If we were to examine a small business today, employing 20 workers, at 8 dollars an hour, for 40 hours, just the payroll would be $6400 for the week. Now raise wages to $15 an hour. The employers’ budget is still $6400. He has 20 employees currently earning $320 a week. Divide that by $15 and we get a 21 hour work week. On the downside, the more productive employees will move to jobs with more hours, so in the long run, a worker who can hustle, will get the better wage. Over time the successful employer will have to pay more to keep their most productive employees. The increase in wages also changes the economic factors that determine if it is more practical to move production overseas.

Notice however, in the public sector, when you pay more to keep employees, you are also committed to paying the "dead wood" the same rate and there is no way to fire these bad apples. 40 years ago, civil service was a way to get experience for your future job in the private sector. The dead wood employees stayed there, at a low wage forever. Back then, there was a stigma attached to civil service employees—-loser was a polite term for them; they couldn’t get a real job. The neat thing about that era, was that the taxpayer didn’t pay extra for civil service incompetence, if you were good at what you did, the private sector had a job waiting for you at twice the pay. Things have sure changed since then.

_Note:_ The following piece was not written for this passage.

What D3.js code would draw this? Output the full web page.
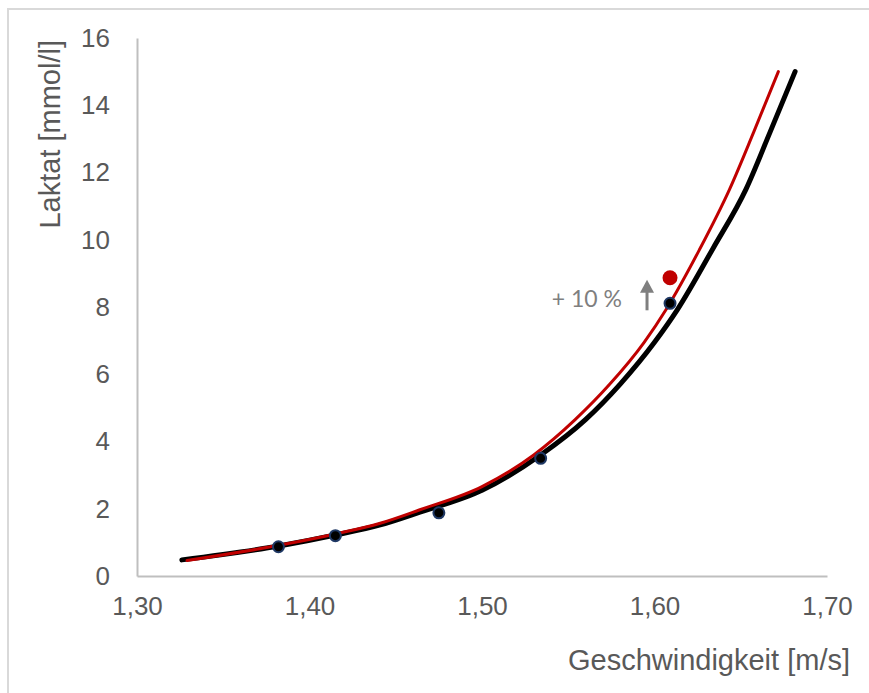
<!DOCTYPE html>
<html>
<head>
<meta charset="utf-8">
<script src="https://cdn.jsdelivr.net/npm/d3@7"></script>
<style>
  body { margin: 0; background: #fff; }
  svg text { font-family: "Liberation Sans", Arial, sans-serif; fill: #595959; }
</style>
</head>
<body>
<div id="chart"></div>
<script>
// values

// fitted curve (black)
const blackX = [1.326, 1.383, 1.415, 1.441, 1.464, 1.500, 1.534, 1.560, 1.580, 1.600, 1.613, 1.634, 1.653, 1.667, 1.6815];
const blackY = [0.48, 0.90, 1.22, 1.52, 1.90, 2.55, 3.60, 4.65, 5.70, 6.95, 7.90, 9.75, 11.5, 13.2, 15.0];

// shifted curve (red)
const redX = [1.329, 1.383, 1.415, 1.441, 1.464, 1.500, 1.530, 1.554, 1.574, 1.594, 1.607, 1.626, 1.6435, 1.6575, 1.6718];
const redY = [0.46, 0.92, 1.25, 1.57, 1.97, 2.66, 3.60, 4.65, 5.70, 6.95, 7.95, 9.70, 11.5, 13.2, 15.0];

// measured points
const measX = [1.382, 1.415, 1.475, 1.534, 1.609];
const measY = [0.87, 1.20, 1.88, 3.50, 8.11];

// +10 % point
const plusX = [1.609];
const plusY = [8.87];

const xTicks = [1.30, 1.40, 1.50, 1.60, 1.70];
const yTicks = [0, 2, 4, 6, 8, 10, 12, 14, 16];

const svgWidth = 869, svgHeight = 693;
const margin = { top: 38, right: 42, bottom: 117, left: 137 };
const width = svgWidth - margin.left - margin.right;
const height = svgHeight - margin.top - margin.bottom;

const svg = d3.select("#chart")
  .append("svg")
  .attr("width", svgWidth)
  .attr("height", svgHeight);

// outer frame (continues past right/bottom edge)
svg.append("rect")
  .attr("x", 8).attr("y", 9)
  .attr("width", svgWidth + 10).attr("height", svgHeight + 10)
  .attr("fill", "none")
  .attr("stroke", "#d9d9d9")
  .attr("stroke-width", 2);

const chart = svg.append("g")
  .attr("transform", `translate(${margin.left}, ${margin.top})`);

const xScale = d3.scaleLinear().domain([1.30, 1.70]).range([0, width]);
const yScale = d3.scaleLinear().domain([0, 16]).range([height, 0]);

// x-axis
const xAxis = chart.append("g")
  .attr("transform", `translate(0, ${height})`)
  .call(d3.axisBottom(xScale).tickValues(xTicks).tickSize(0).tickPadding(21)
    .tickFormat(d => d3.format(".2f")(d).replace(".", ",")));
xAxis.select(".domain").attr("stroke", "#bfbfbf").attr("stroke-width", 2);
xAxis.selectAll("text")
  .attr("font-size", 26)
  .attr("fill", "#595959")
  .attr("font-family", "Liberation Sans, Arial, sans-serif");

// y-axis
const yAxis = chart.append("g")
  .call(d3.axisLeft(yScale).tickValues(yTicks).tickSize(0).tickPadding(27));
yAxis.select(".domain").attr("stroke", "#bfbfbf").attr("stroke-width", 2);
yAxis.selectAll("text")
  .attr("font-size", 26)
  .attr("fill", "#595959")
  .attr("font-family", "Liberation Sans, Arial, sans-serif");

// axis labels
chart.append("text")
  .attr("transform", "rotate(-90)")
  .attr("x", -2)
  .attr("y", -77)
  .style("text-anchor", "end")
  .attr("font-size", 29)
  .text("Laktat [mmol/l]");

chart.append("text")
  .attr("x", width + 23)
  .attr("y", height + 94)
  .style("text-anchor", "end")
  .attr("font-size", 29)
  .text("Geschwindigkeit [m/s]");

// curves
const line = d3.line()
  .x(d => xScale(d[0]))
  .y(d => yScale(d[1]))
  .curve(d3.curveMonotoneX);

chart.append("path")
  .datum(blackX.map((x, i) => [x, blackY[i]]))
  .attr("d", line)
  .attr("fill", "none")
  .attr("stroke", "#000")
  .attr("stroke-width", 5)
  .attr("stroke-linecap", "round");

chart.append("path")
  .datum(redX.map((x, i) => [x, redY[i]]))
  .attr("d", line)
  .attr("fill", "none")
  .attr("stroke", "#c00000")
  .attr("stroke-width", 3)
  .attr("stroke-linecap", "round");

// measured points
chart.selectAll(".meas")
  .data(measX)
  .enter()
  .append("circle")
  .attr("class", "meas")
  .attr("cx", d => xScale(d))
  .attr("cy", (d, i) => yScale(measY[i]))
  .attr("r", 5.5)
  .attr("fill", "#000")
  .attr("stroke", "#1f3864")
  .attr("stroke-width", 2);

chart.selectAll(".plus")
  .data(plusX)
  .enter()
  .append("circle")
  .attr("class", "plus")
  .attr("cx", d => xScale(d))
  .attr("cy", (d, i) => yScale(plusY[i]))
  .attr("r", 7.5)
  .attr("fill", "#c00000");

// arrow and annotation
const ax = xScale(plusX[0]) - 23;
const ayBottom = yScale(measY[4]) + 7;
const ayTop = yScale(plusY[0]) + 2;

chart.append("line")
  .attr("x1", ax).attr("x2", ax)
  .attr("y1", ayBottom).attr("y2", ayTop + 10)
  .attr("stroke", "#7f7f7f")
  .attr("stroke-width", 3);

chart.append("path")
  .attr("d", `M${ax - 7},${ayTop + 13} L${ax},${ayTop} L${ax + 7},${ayTop + 13} Z`)
  .attr("fill", "#7f7f7f");

chart.append("text")
  .attr("x", ax - 25)
  .attr("y", ayTop + 27)
  .style("text-anchor", "end")
  .attr("font-size", 23)
  .style("font-family", "Lato, 'Open Sans', sans-serif")
  .style("fill", "#7f7f7f")
  .text("+ 10 %");
</script>
</body>
</html>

Raising the minimum wage doesn’t necessarily increase the number of jobs available and lowering the minimum wage suggests that there might be more jobs offered but with fewer applicants applying for them. The minimum wage is really just a labor entry point, all the employer is saying is that he will train the employee and give them work experience. With the increase in the minimum wage, the worker is demanding more money for a job that takes no skills, with the thought, “I can do this until a real job comes along.”

In the fast food business, it is now practical to build a machine to grill hamburgers and I'm sure French fries won't be far behind. The entrepreneur has the option, to replace labor with machines. Robots don’t join labor unions and can work 24/7. If an automatic hamburger griller costs 100K and replaces 3 people, how long would it take to pay for the grill? At $8 per hour, about 2 years, at $15, a little more than a year. Do the math, that job will disappear.

These people picketing for an increase in the minimum wage to $15; how did they all of a sudden arrive at the “earth moving revelation” that you can’t raise a family on the current minimum wage? The graph below displays the minimum wages paid in other countries:

A school janitor today probably makes about 20 dollars an hour. Do you think that he graduated from high school and got hired for the job on the spot? I can still remember our high school janitor 50 years ago; an immigrant from Italy with a bad limp named Luigi (raising 3 boys). The school kids were cruel, they use to mimic his Italian accent and his limp. But there was a certain harsh reality that hasn't changed over time; “A high school education only prepares you for an entry job as a laborer.” Luigi worked hard to get a decent paying job and it didn't come overnight.

In today’s world, many jobs start at X amount more than the minimum wage. So raising the minimum wage increases everyone’s wages. Will the new reality reflect itself in the government Cost of Living Adjustment (COLA)? Of course, maybe we ought to create a Gullibility Index for the nation based on an inverse of the COLA value. As the COLA’s decrease, the Gullibility Index for the nation increases.

The neat thing about raising the minimum wage is that it increases tax revenues. The poor will no longer be at the poverty level and will now pay taxes and consume less welfare---Why does that sound so absurdly insane?

So with the proposed pay raise, everyone will get paid more for the same amount of work and everything we consume will cost more. Economics tells us that the minimum wage is set by supply and demand not government edict. I'm sure that we can get Congress to repeal the Law of Supply and Demand. And while we are at it, maybe Congresswoman Pelosi will introduce a bill to rewrite Newton's Third Law so we can get better gas mileage.